Exercise brief: Copy exactly, and only, the lines starting at the line with "What Plotly code" and ending at the line with "y_minor = [m". Leave every picture out of the copy.

A run of records
****************

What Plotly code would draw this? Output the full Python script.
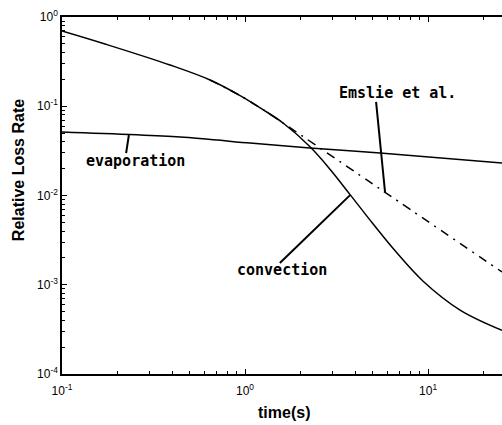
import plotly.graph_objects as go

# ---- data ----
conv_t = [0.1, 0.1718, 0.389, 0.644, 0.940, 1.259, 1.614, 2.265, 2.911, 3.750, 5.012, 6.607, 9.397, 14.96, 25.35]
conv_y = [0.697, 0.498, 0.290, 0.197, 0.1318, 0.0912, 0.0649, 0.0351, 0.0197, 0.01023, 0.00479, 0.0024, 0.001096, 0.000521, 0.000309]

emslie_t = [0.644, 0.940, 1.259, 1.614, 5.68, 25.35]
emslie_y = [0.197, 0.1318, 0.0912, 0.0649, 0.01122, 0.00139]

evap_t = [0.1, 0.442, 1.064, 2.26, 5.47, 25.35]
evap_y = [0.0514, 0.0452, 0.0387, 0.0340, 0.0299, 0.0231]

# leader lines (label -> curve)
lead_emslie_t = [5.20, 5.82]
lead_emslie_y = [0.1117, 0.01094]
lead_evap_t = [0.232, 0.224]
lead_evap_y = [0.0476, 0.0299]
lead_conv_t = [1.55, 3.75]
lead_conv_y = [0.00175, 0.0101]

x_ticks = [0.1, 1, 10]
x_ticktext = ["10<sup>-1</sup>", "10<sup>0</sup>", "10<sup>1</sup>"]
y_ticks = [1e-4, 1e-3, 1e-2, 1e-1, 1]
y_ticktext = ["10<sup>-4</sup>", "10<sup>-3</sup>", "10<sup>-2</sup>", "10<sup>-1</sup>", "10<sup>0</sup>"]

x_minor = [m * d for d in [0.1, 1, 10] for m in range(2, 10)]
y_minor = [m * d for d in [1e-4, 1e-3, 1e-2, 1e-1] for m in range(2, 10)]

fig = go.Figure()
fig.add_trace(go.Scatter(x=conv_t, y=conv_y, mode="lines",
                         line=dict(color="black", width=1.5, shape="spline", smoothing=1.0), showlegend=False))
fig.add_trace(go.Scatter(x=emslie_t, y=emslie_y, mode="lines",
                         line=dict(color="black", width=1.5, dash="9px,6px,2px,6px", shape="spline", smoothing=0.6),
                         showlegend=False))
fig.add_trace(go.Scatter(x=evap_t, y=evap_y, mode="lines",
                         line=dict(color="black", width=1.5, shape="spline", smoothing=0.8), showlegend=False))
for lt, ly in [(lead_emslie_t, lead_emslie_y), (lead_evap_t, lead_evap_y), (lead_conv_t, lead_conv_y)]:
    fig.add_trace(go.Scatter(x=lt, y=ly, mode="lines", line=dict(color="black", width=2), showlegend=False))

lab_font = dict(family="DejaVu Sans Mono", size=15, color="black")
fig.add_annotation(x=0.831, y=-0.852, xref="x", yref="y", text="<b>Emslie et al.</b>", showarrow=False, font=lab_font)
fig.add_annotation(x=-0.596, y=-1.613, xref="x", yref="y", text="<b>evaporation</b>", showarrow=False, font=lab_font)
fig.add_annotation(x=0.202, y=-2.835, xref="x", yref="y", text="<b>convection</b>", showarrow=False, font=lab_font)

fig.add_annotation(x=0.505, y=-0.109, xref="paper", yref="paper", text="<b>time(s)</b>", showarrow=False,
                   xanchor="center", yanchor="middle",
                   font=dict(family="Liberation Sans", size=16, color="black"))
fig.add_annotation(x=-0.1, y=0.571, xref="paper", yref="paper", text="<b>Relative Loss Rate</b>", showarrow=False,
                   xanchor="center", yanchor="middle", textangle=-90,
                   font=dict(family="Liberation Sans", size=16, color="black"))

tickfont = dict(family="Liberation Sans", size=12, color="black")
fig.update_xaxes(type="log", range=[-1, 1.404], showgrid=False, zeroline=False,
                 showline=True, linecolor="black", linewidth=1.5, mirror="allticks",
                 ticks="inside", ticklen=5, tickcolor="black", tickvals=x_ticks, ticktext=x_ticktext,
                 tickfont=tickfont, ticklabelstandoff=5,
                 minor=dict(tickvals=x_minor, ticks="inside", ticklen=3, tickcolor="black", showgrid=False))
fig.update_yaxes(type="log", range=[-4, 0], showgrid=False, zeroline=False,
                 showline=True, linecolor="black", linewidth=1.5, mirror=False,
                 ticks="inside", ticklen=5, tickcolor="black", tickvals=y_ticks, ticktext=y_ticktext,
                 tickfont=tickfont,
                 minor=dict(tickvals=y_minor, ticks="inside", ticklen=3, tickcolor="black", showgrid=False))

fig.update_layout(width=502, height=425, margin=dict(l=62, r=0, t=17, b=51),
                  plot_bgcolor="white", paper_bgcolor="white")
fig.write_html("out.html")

****************

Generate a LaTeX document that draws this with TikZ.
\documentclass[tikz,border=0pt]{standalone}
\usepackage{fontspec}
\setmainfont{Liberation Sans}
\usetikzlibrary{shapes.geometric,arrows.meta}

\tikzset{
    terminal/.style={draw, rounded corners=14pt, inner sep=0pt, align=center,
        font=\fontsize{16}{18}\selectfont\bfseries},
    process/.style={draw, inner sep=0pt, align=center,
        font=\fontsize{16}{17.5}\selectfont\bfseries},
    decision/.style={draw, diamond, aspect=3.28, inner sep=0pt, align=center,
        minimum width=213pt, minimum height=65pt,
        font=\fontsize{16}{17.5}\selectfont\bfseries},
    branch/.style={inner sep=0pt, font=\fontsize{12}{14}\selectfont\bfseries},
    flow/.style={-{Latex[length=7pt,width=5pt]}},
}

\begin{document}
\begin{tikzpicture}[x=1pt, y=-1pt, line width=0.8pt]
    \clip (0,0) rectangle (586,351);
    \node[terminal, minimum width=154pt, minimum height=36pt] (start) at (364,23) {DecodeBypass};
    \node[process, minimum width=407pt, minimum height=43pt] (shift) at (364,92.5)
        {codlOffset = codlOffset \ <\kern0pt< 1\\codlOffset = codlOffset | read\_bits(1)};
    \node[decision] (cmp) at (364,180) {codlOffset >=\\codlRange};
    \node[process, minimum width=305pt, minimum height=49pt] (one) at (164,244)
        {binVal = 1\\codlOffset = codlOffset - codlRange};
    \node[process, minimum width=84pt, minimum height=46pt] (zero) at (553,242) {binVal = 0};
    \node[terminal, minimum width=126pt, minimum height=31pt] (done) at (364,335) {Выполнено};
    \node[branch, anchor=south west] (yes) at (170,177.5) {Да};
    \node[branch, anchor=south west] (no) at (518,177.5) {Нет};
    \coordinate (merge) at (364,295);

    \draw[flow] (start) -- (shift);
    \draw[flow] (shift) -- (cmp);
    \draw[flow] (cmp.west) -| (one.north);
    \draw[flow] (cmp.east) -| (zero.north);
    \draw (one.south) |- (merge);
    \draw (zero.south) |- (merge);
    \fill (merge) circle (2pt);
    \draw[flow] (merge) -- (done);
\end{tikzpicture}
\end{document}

****************

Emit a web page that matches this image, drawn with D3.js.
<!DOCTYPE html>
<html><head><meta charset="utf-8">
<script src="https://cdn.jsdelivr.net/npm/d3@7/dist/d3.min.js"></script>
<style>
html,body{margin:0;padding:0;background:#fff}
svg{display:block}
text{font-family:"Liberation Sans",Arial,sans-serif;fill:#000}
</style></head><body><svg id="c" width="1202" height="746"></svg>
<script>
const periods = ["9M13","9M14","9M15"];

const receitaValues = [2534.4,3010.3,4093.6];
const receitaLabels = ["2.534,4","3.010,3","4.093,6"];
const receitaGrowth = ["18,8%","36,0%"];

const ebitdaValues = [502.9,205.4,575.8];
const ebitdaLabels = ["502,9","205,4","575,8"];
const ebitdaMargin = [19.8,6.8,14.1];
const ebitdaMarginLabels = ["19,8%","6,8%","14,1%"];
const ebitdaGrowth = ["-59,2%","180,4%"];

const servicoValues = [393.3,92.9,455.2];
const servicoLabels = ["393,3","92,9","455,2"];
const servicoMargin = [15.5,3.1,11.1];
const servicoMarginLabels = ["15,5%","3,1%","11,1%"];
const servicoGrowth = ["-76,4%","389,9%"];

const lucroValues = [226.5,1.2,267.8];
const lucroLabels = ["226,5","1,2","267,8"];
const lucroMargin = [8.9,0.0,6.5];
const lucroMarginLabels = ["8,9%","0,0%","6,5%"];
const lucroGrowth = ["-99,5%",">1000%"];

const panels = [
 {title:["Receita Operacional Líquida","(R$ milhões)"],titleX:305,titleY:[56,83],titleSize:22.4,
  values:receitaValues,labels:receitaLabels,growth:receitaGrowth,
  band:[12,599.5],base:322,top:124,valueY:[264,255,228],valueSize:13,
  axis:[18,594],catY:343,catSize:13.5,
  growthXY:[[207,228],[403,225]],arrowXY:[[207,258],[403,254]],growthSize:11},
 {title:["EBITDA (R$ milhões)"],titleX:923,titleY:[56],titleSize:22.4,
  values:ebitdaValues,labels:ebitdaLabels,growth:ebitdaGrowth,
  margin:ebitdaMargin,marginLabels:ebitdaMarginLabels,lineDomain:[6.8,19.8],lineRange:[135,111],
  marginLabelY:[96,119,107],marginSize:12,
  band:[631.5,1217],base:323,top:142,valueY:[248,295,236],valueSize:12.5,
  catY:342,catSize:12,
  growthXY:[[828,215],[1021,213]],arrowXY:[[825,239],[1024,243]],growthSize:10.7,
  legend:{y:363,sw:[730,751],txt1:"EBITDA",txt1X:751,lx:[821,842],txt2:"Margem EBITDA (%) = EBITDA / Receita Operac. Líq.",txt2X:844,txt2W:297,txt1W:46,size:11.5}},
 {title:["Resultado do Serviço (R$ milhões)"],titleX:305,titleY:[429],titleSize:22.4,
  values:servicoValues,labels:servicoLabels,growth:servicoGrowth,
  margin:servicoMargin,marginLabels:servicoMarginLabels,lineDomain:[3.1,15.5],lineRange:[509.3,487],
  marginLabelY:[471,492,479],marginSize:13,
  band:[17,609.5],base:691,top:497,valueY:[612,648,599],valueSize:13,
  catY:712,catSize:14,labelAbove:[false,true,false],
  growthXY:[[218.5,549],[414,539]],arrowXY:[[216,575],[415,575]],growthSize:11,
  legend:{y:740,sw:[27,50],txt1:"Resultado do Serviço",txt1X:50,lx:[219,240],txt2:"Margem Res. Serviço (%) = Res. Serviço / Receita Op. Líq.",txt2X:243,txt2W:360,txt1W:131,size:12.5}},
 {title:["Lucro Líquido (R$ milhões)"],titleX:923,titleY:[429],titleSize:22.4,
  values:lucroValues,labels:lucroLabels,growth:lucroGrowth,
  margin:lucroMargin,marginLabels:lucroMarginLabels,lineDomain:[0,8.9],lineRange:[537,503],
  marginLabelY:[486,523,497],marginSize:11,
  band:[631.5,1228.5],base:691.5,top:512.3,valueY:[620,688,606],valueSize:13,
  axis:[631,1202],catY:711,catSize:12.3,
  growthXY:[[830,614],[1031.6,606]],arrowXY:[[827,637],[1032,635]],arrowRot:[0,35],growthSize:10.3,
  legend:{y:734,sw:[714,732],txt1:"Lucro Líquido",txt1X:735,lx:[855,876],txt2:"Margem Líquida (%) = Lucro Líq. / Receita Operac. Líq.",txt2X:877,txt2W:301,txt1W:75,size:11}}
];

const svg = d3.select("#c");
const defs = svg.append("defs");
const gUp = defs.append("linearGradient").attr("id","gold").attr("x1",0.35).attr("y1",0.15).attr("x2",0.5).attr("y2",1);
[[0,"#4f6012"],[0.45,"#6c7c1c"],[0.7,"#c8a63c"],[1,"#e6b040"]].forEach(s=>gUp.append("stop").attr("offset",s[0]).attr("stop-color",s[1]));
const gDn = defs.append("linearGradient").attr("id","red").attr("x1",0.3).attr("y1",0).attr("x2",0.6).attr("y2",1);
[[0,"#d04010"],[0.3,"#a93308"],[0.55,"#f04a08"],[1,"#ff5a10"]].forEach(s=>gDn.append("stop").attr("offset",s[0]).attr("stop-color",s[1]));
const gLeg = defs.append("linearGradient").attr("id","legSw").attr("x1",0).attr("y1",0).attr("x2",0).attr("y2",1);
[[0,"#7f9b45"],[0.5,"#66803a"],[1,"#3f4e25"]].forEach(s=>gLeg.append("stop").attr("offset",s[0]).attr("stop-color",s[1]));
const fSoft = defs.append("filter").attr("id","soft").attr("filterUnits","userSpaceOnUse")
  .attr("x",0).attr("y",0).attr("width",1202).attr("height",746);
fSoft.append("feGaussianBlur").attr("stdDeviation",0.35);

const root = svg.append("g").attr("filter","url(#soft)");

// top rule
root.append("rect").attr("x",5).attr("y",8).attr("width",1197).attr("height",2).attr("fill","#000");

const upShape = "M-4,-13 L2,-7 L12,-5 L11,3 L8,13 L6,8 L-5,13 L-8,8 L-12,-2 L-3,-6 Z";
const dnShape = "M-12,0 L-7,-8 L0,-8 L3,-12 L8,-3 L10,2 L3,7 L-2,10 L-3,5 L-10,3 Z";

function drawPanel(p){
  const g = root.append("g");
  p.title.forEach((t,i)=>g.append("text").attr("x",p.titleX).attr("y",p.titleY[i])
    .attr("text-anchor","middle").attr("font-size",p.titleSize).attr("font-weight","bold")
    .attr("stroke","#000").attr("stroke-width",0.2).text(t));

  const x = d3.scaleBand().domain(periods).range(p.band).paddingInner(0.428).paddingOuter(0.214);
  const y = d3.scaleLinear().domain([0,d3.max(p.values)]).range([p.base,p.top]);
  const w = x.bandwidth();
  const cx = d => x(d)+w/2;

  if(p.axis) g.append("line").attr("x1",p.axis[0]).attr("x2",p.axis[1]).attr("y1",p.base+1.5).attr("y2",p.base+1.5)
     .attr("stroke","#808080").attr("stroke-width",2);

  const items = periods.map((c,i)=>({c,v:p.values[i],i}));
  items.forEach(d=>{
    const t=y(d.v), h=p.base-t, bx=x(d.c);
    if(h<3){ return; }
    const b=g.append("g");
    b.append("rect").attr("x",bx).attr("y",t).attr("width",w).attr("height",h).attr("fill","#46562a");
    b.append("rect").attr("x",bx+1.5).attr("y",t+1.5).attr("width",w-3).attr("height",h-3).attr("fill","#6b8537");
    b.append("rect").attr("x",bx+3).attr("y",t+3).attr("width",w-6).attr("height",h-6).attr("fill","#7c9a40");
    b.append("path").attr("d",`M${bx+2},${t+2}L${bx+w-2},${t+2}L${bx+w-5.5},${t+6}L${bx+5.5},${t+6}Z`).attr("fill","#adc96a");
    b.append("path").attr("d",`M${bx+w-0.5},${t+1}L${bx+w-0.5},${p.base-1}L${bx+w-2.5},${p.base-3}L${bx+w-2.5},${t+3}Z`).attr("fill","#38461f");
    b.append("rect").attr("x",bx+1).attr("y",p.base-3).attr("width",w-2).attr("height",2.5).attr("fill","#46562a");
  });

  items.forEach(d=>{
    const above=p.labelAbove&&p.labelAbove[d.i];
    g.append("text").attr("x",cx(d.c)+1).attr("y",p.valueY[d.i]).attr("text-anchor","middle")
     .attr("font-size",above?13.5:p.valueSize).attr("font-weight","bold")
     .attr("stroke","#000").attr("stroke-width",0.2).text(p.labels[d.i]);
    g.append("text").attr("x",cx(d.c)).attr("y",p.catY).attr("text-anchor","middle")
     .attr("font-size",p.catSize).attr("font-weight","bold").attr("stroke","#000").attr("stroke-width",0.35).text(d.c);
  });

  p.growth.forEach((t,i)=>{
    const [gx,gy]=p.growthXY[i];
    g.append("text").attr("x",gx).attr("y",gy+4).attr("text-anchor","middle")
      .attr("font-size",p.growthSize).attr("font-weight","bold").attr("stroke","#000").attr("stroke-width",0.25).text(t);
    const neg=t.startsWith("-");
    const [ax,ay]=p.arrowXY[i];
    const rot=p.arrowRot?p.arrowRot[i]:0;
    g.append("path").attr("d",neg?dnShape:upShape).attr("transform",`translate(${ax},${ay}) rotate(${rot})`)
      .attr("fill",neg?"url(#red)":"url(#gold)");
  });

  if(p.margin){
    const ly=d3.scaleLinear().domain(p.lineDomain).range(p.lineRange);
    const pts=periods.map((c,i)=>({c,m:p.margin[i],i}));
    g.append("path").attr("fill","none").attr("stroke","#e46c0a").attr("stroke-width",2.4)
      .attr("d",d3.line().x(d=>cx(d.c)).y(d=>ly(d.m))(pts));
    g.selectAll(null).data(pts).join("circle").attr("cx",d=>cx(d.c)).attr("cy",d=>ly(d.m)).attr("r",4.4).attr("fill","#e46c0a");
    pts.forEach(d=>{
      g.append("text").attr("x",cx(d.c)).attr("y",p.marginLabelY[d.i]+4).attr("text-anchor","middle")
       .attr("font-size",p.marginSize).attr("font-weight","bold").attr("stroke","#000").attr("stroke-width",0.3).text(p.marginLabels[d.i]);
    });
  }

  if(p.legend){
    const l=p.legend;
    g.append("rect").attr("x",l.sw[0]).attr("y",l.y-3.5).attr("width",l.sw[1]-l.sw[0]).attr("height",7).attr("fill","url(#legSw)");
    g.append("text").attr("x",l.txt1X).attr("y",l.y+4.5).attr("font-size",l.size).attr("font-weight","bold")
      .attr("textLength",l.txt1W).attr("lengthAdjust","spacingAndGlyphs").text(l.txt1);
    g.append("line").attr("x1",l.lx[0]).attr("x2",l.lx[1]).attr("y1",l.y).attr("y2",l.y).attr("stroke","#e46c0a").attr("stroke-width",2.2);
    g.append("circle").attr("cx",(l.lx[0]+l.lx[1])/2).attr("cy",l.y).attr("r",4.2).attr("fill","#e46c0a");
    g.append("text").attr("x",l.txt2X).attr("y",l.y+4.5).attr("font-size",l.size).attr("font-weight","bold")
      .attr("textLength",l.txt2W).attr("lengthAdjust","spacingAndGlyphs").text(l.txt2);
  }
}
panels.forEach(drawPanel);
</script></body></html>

****************

Answer to the problem:
What Plotly code would draw this? Output the full Python script.
import plotly.graph_objects as go

# ---- data ----
conv_t = [0.1, 0.1718, 0.389, 0.644, 0.940, 1.259, 1.614, 2.265, 2.911, 3.750, 5.012, 6.607, 9.397, 14.96, 25.35]
conv_y = [0.697, 0.498, 0.290, 0.197, 0.1318, 0.0912, 0.0649, 0.0351, 0.0197, 0.01023, 0.00479, 0.0024, 0.001096, 0.000521, 0.000309]

emslie_t = [0.644, 0.940, 1.259, 1.614, 5.68, 25.35]
emslie_y = [0.197, 0.1318, 0.0912, 0.0649, 0.01122, 0.00139]

evap_t = [0.1, 0.442, 1.064, 2.26, 5.47, 25.35]
evap_y = [0.0514, 0.0452, 0.0387, 0.0340, 0.0299, 0.0231]

# leader lines (label -> curve)
lead_emslie_t = [5.20, 5.82]
lead_emslie_y = [0.1117, 0.01094]
lead_evap_t = [0.232, 0.224]
lead_evap_y = [0.0476, 0.0299]
lead_conv_t = [1.55, 3.75]
lead_conv_y = [0.00175, 0.0101]

x_ticks = [0.1, 1, 10]
x_ticktext = ["10<sup>-1</sup>", "10<sup>0</sup>", "10<sup>1</sup>"]
y_ticks = [1e-4, 1e-3, 1e-2, 1e-1, 1]
y_ticktext = ["10<sup>-4</sup>", "10<sup>-3</sup>", "10<sup>-2</sup>", "10<sup>-1</sup>", "10<sup>0</sup>"]

x_minor = [m * d for d in [0.1, 1, 10] for m in range(2, 10)]
y_minor = [m * d for d in [1e-4, 1e-3, 1e-2, 1e-1] for m in range(2, 10)]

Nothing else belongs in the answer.